Observatoires du présent et du passé
Avec Aurora travaille de l’Argentine Mariana de la Mata, traduite en mentorat par Emiliana Fullana Lavatelli et Victoria Mariani, ou encore avec Fendre les lacs du Québécois Steve Gagnon, la Mousson nous mène dans des contrées lointaines, en marge de tout : dans la pampa argentine pour la première, et pour la seconde au milieu d’une forêt, près d’un lac dans un pays jamais nommé mais dans lequel on peut reconnaître le Canada. Habités par une poignée d’homme et de femmes seulement, dont les relations sont tendues à l’extrême par l’isolement, ces espaces où la Nature est partout sont pour les auteurs des observatoires des interactions humaines lorsqu’elles sont poussées dans leurs retranchements. Ils sont aussi des espaces où mettre en scène les ravages du capitalisme, qui s’insinue jusque dans les lieux les plus perdus et dans les langages de leurs habitants.

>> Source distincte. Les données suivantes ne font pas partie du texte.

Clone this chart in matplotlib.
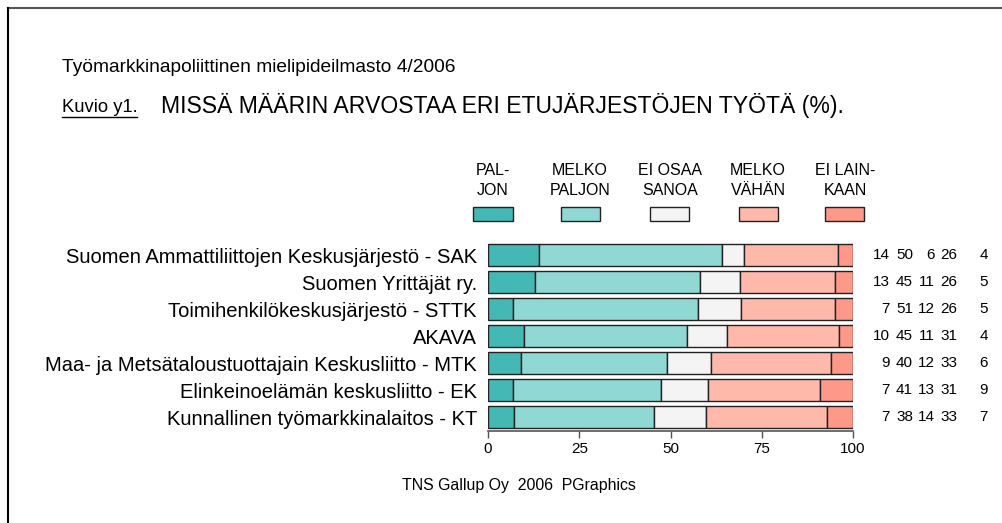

Très orales, les écritures de ces pièces appellent très fortement le corps des comédiens, comme l’ont montré les mises en espace réalisées par Laurent Vacher et Steve Gagnon lui-même. Bien d’autres fils pourraient être tirés de cette Mousson, notamment à partir de l’excellente pièce de l’auteur camerounais Edouard Elvis Bvouma, Chacun pour un, deux pour tous, où deux personnages à l’identité trouble tentent de reconstituer le face-à-face entre le préfet Jean Moulin et un tirailleur sénégalais, en juin 1940. On aurait encore pu partir de Chine avec l’énigmatique Poisson rouge de Berlin de Pat To Yan. Peut-être des productions à venir nous donneront-elles ces occasions. Car il arrive bien souvent à des pièces qui passent par la Mousson de trouver une existence ailleurs, au plateau. Les échanges officiels et plus intimes menés à l’abbaye des Prémontrés par toutes les personnes présentes auront en tous cas nourri la réception de ces pièces, et préparé leur futur possible.